Belgrade: A First Impression
Belgrade. For a Western-raised mind like mine this name for many years evoked pictures of war and bombs, of aggression and dictatorship. And so when, in 2006, I first went to Belgrade, that grey and grim epitome of all things negative, I was anxious to see, hear and feel what it was really like.
Arriving by car from Zagreb on what was once called the Highway of Brotherhood and Unity the further I ventured into Serbia the more I felt like this, yes, this was the Balkans. A strange place shrouded in clichées and stereotypes, a different world so near to my native Germany and yet so far, where road signs give you directions you cannot read and where you ask yourself, the nearer you get to Београд, whether coming here might prove to have been a mistake.
And there in the distance I could make out something: a grey high rise building, shaped a bit like an Arc of Triumph or a gate, the windows glistening in the afternoon sun. Lowering my eyes I saw more high rises, smaller but just as grey. The traffic picked up. Cars were whizzing past me, from brand new models to old and tired ones which at home would have been pulled off the roads two decades earlier. The buildings were covered in huge advertisements (to disguise their ugliness?) telling me to buy the ubiquitous Coca Cola and never-before-seen products like Chipsy crisps. I followed the road straight ahead towards the centre, no, towards the центар.

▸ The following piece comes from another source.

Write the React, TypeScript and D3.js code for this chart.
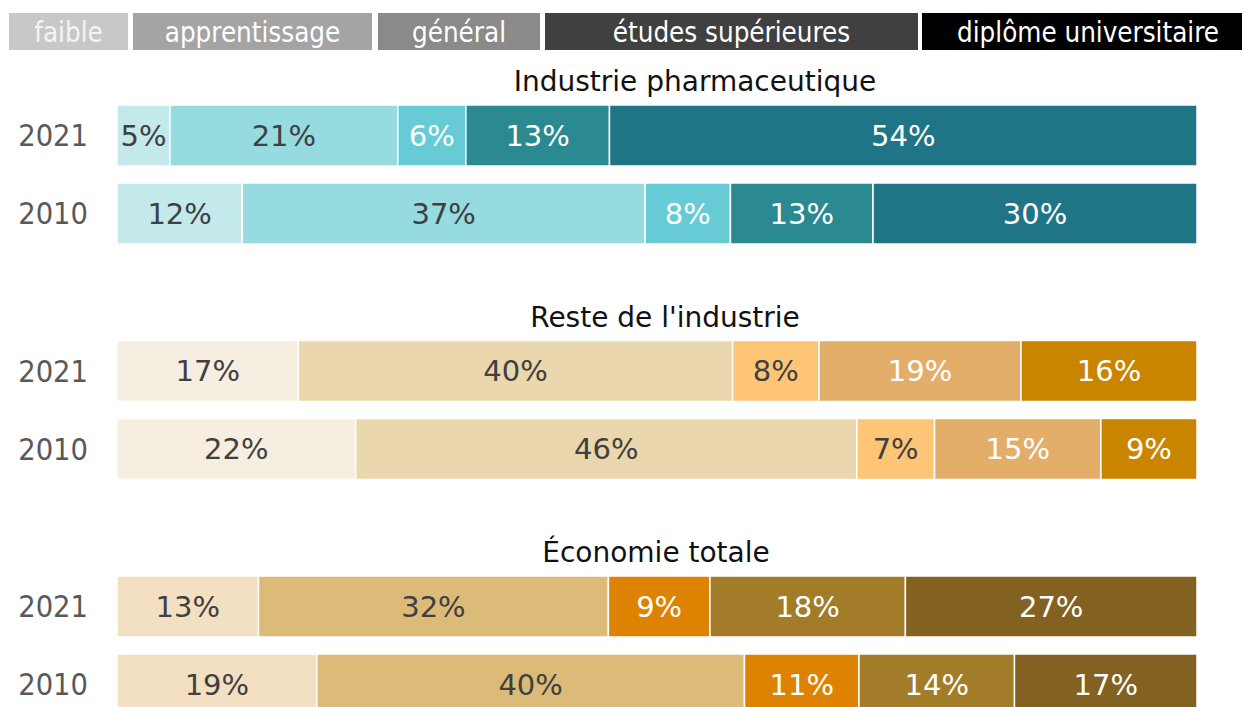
import React, { useEffect, useRef } from "react";
import * as d3 from "d3";

// education levels (legend)
const levels = ["faible", "apprentissage", "général", "études supérieures", "diplôme universitaire"];
const years = ["2021", "2010"];
const panels = ["Industrie pharmaceutique", "Reste de l'industrie", "Économie totale"];

// shares in %, per year, per level
const pharma2021 = [4.9, 21.1, 6.3, 13.3, 54.4];
const pharma2010 = [11.6, 37.3, 7.9, 13.2, 30.0];
const reste2021 = [16.8, 40.2, 8.0, 18.7, 16.3];
const reste2010 = [22.1, 46.4, 7.2, 15.4, 8.9];
const eco2021 = [13.1, 32.4, 9.4, 18.1, 27.0];
const eco2010 = [18.5, 39.6, 10.6, 14.4, 16.9];

const panelValues = [
  [pharma2021, pharma2010],
  [reste2021, reste2010],
  [eco2021, eco2010],
];

const legendColors = ["#c8c8c8", "#a4a4a4", "#8a8a8a", "#404040", "#000000"];
const palettes = [
  ["#c3e9eb", "#96dbe0", "#66cbd4", "#2b8a91", "#1f7585"],
  ["#f6eee0", "#ead7ad", "#fec577", "#e2ae69", "#c98500"],
  ["#f3dfc1", "#dcbb78", "#dd8301", "#a27c29", "#826121"],
];
const darkLabels = [
  [true, true, false, false, false],
  [true, true, true, false, false],
  [true, true, false, false, false],
];

const CONDENSED = "'DejaVu Sans Condensed', 'DejaVu Sans', sans-serif";
const REGULAR = "'DejaVu Sans', sans-serif";

const App = () => {
  const ref = useRef<SVGSVGElement>(null);

  useEffect(() => {
    const width = 1242;
    const height = 707;
    const svg = d3.select(ref.current).attr("width", width).attr("height", height);
    svg.selectAll("*").remove();

    // legend (last box runs past the right edge)
    const legendX = [9, 133, 378, 545, 922];
    const legendW = [119, 239, 162, 373, 332];
    const lg = svg.append("g").attr("transform", "translate(0,13)");
    const items = lg
      .selectAll("g")
      .data(levels)
      .join("g")
      .attr("transform", (d, i) => `translate(${legendX[i]},0)`);
    items
      .append("rect")
      .attr("width", (d, i) => legendW[i])
      .attr("height", 37)
      .attr("fill", (d, i) => legendColors[i]);
    items
      .append("text")
      .attr("x", (d, i) => legendW[i] / 2)
      .attr("y", 29)
      .attr("text-anchor", "middle")
      .attr("font-family", CONDENSED)
      .attr("font-size", 27.5)
      .attr("fill", (d, i) => (i === 0 ? "#f4f4f4" : "#ffffff"))
      .text((d) => d);

    const x = d3.scaleLinear().domain([0, 100]).range([117, 1197]);
    const panelY = d3.scaleLinear().domain([0, 1]).range([105, 340.5]);
    const rowY = d3.scaleBand().domain(years).range([0, 139]).paddingInner(17 / 78);
    const titleX = [695, 665, 656];

    panelValues.forEach((rows, p) => {
      const g = svg.append("g").attr("transform", `translate(0,${panelY(p)})`);

      g.append("text")
        .attr("x", titleX[p])
        .attr("y", -14)
        .attr("text-anchor", "middle")
        .attr("font-family", REGULAR)
        .attr("font-size", 28)
        .attr("fill", "#111")
        .text(panels[p]);

      rows.forEach((vals, r) => {
        const y0 = rowY(years[r]) as number;
        const bw = rowY.bandwidth();
        const stack = d3.cumsum(vals);
        const segs = vals.map((v, i) => ({ v, i, start: stack[i] - v, end: stack[i] }));

        g.append("text")
          .attr("x", 88)
          .attr("y", y0 + bw / 2)
          .attr("dy", "0.36em")
          .attr("text-anchor", "end")
          .attr("font-family", CONDENSED)
          .attr("font-size", 30.5)
          .attr("fill", "#595959")
          .text(years[r]);

        const row = g.append("g");
        row
          .selectAll("rect")
          .data(segs)
          .join("rect")
          .attr("x", (d) => x(d.start))
          .attr("y", y0)
          .attr("width", (d) => x(d.end) - x(d.start))
          .attr("height", bw)
          .attr("fill", (d) => palettes[p][d.i])
          .attr("stroke", "#ffffff")
          .attr("stroke-width", 1.5);

        row
          .selectAll("text")
          .data(segs)
          .join("text")
          .attr("x", (d) => (x(d.start) + x(d.end)) / 2)
          .attr("y", y0 + bw / 2)
          .attr("dy", "0.36em")
          .attr("text-anchor", "middle")
          .attr("font-family", REGULAR)
          .attr("font-size", 29)
          .attr("fill", (d) => (darkLabels[p][d.i] ? "#404040" : "#ffffff"))
          .text((d) => `${Math.round(d.v)}%`);
      });
    });
  }, []);

  return (
    <div style={{ position: "absolute", left: 0, top: 0 }}>
      <svg ref={ref} style={{ display: "block" }}></svg>
    </div>
  );
};

export default App;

And then a bridge, a river and finally the first view of Belgrade proper: crossing the Sava, the confluence with the mighty Danube on my left, it stretched out over a hill straight ahead. Buildings and more buildings, their facades blackened by decades of traffic. Inbetween the golden bell tower of the Orthodox cathedral. In the distance the ruins of a fortress. And in the middle, standing tall above everything else, a black tower.
As I took in this panorama my mind started to race. Was this the Heart of Darkness I had expected after ten years of Western propaganda? I let the name roll over my tongue, over and over again: Bel-grad, Be-o-grad. The name was certainly the same, there was no doubt. But what I saw and what I had expected to see did not match as easily. Before me lay a city full of energy, full of life. I could feel it and I was enthralled. I couldn’t really point out what it was that so touched me. I just knew that this was indeed the White City, a place I wanted to get to know better, where I wanted to live.
When I think back now I can’t help but smile. Belgrade has changed my life over the past few years. I walked the streets, I lived there. And it all started on that day back in 2006 in this most unlikely of places where I first had the one sensation that so many people described before: to unconditionally fall in love with a city. Hvala ti, Beograde!
Text by Stefan Pfeuffer




2 Comments
Ivan Vikalo
( November 26, 2012 / 3:23 pm )
When I was flying to Belgrade last week, I overheard two Swedish women talking about an article written in a Swedish newspaper (Dagens nyheter I think)that Belgrade was announced to be Europe’s “best” city for nightlife: partying, socializing etc. Belgrade definately is a surprising city, and its combination of great foods, and cultural heritage adds to the mystery of what Serbia has to offer in its rich entirety
jason
( May 10, 2013 / 6:52 pm )
Yes,I’m agree too that Belgrade has best night life.There are many clubs that are open until dawn and can be found throughout the city. The most recognizable nightlife features of Belgrade are the barges, spread along the banks of the Sava and Danube Rivers.